### Given information
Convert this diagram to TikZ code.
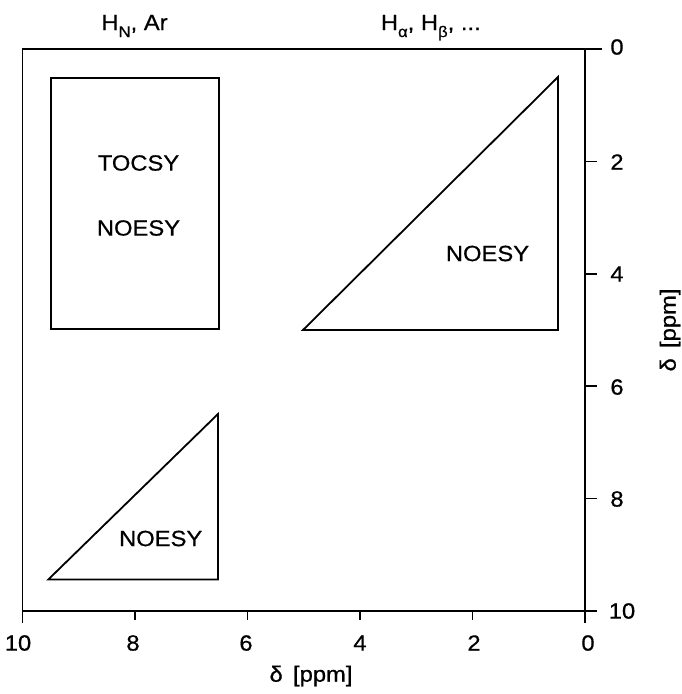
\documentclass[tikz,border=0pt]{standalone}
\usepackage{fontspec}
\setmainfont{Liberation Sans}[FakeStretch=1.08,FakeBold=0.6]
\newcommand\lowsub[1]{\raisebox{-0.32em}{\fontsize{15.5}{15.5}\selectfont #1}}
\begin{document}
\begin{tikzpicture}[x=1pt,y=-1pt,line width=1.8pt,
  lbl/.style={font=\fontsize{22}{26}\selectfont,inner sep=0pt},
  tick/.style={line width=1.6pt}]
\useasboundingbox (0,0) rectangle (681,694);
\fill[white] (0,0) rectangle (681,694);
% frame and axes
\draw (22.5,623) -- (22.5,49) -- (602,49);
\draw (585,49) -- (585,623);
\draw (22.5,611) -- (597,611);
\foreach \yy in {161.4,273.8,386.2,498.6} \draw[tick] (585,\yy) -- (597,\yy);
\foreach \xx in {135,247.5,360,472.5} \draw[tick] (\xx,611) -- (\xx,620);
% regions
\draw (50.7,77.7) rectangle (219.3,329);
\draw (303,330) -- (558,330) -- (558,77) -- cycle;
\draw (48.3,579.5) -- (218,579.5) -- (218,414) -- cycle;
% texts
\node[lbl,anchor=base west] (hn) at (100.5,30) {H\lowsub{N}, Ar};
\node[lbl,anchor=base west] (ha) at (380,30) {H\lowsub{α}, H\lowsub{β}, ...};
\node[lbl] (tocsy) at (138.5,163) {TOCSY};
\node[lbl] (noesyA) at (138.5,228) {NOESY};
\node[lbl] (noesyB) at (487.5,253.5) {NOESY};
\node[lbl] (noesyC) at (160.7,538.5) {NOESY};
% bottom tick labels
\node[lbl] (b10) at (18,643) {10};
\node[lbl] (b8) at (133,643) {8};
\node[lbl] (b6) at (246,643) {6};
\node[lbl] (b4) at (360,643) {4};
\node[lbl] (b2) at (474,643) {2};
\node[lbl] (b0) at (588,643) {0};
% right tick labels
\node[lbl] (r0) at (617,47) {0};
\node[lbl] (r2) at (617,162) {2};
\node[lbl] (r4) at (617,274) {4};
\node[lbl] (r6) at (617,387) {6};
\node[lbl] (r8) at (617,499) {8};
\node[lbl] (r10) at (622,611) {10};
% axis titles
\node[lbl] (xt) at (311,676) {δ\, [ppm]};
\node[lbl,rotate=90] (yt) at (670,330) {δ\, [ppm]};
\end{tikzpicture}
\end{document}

### Problem
Images should not appear in the copy; retype the listing above exactly.

### Written reply
Convert this diagram to TikZ code.
\documentclass[tikz,border=0pt]{standalone}
\usepackage{fontspec}
\setmainfont{Liberation Sans}[FakeStretch=1.08,FakeBold=0.6]
\newcommand\lowsub[1]{\raisebox{-0.32em}{\fontsize{15.5}{15.5}\selectfont #1}}
\begin{document}
\begin{tikzpicture}[x=1pt,y=-1pt,line width=1.8pt,
  lbl/.style={font=\fontsize{22}{26}\selectfont,inner sep=0pt},
  tick/.style={line width=1.6pt}]
\useasboundingbox (0,0) rectangle (681,694);
\fill[white] (0,0) rectangle (681,694);
% frame and axes
\draw (22.5,623) -- (22.5,49) -- (602,49);
\draw (585,49) -- (585,623);
\draw (22.5,611) -- (597,611);
\foreach \yy in {161.4,273.8,386.2,498.6} \draw[tick] (585,\yy) -- (597,\yy);
\foreach \xx in {135,247.5,360,472.5} \draw[tick] (\xx,611) -- (\xx,620);
% regions
\draw (50.7,77.7) rectangle (219.3,329);
\draw (303,330) -- (558,330) -- (558,77) -- cycle;
\draw (48.3,579.5) -- (218,579.5) -- (218,414) -- cycle;
% texts
\node[lbl,anchor=base west] (hn) at (100.5,30) {H\lowsub{N}, Ar};
\node[lbl,anchor=base west] (ha) at (380,30) {H\lowsub{α}, H\lowsub{β}, ...};
\node[lbl] (tocsy) at (138.5,163) {TOCSY};
\node[lbl] (noesyA) at (138.5,228) {NOESY};
\node[lbl] (noesyB) at (487.5,253.5) {NOESY};
\node[lbl] (noesyC) at (160.7,538.5) {NOESY};
% bottom tick labels
\node[lbl] (b10) at (18,643) {10};
\node[lbl] (b8) at (133,643) {8};
\node[lbl] (b6) at (246,643) {6};
\node[lbl] (b4) at (360,643) {4};
\node[lbl] (b2) at (474,643) {2};
\node[lbl] (b0) at (588,643) {0};
% right tick labels
\node[lbl] (r0) at (617,47) {0};
\node[lbl] (r2) at (617,162) {2};
\node[lbl] (r4) at (617,274) {4};
\node[lbl] (r6) at (617,387) {6};
\node[lbl] (r8) at (617,499) {8};
\node[lbl] (r10) at (622,611) {10};
% axis titles
\node[lbl] (xt) at (311,676) {δ\, [ppm]};
\node[lbl,rotate=90] (yt) at (670,330) {δ\, [ppm]};
\end{tikzpicture}
\end{document}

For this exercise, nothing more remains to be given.